One more wrinkle worth knowing: short ground-contact hops only pay off if you actually bring momentum into the ground. A bouncy little plate-hop that keeps your feet near the floor looks athletic but barely stresses the spring you’re trying to build. The stimulus lives in the collision, not the choreography.
This matters most when you start feeling good and want to progress. Progress on a plyometric program is not “do more reps.” It’s a careful climb up the intensity scale — and only when the lower rungs have stopped producing soreness or stiffness. The most common cause of cranky Achilles tendons and shin splints in adults isn’t laziness; it’s enthusiasm, expressed as jumping too high too soon.
How to read your own clock

Two dials, then. Extensify — back off to lower-intensity variations — when tendon soreness, shin splints, or general fatigue show up. Intensify — climb to a more demanding variation — when you’ve genuinely stalled because you’ve spent months at the gentle end and your body has stopped being challenged. Let both objective signals (are you jumping higher? is ground contact getting crisper?) and honest subjective readiness guide the dial. Not what feels impressive in the moment.

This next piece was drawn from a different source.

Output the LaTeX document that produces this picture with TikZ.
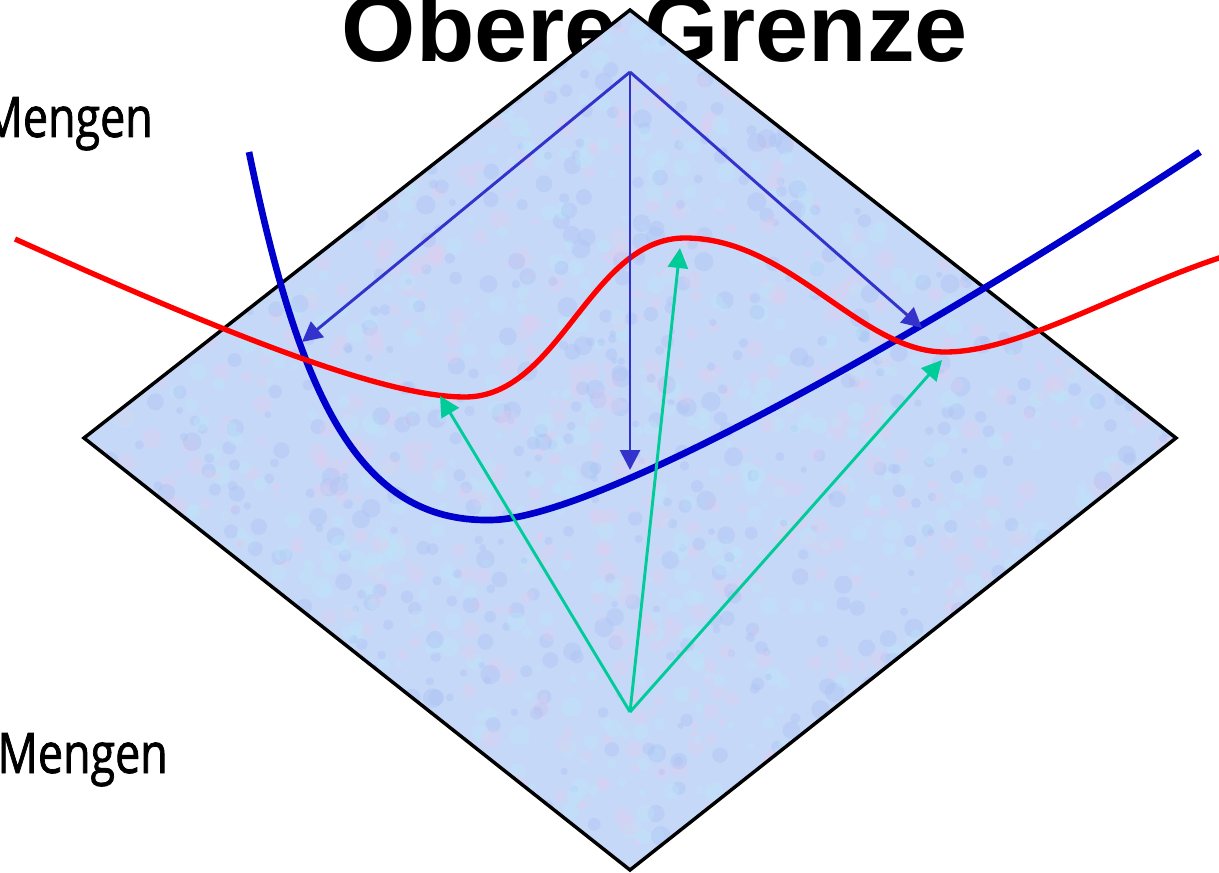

The reframe we want you to leave with is this: you are not doing workouts that pay off this week. You are making small, repeated deposits into a tendon-and-nervous-system account that compounds over a season. The athletes who stay springy into their 50s and 60s aren’t the ones who jumped the highest in any single month. They’re the ones who never stopped jumping a little.
Set the clock for four months. Then keep it running.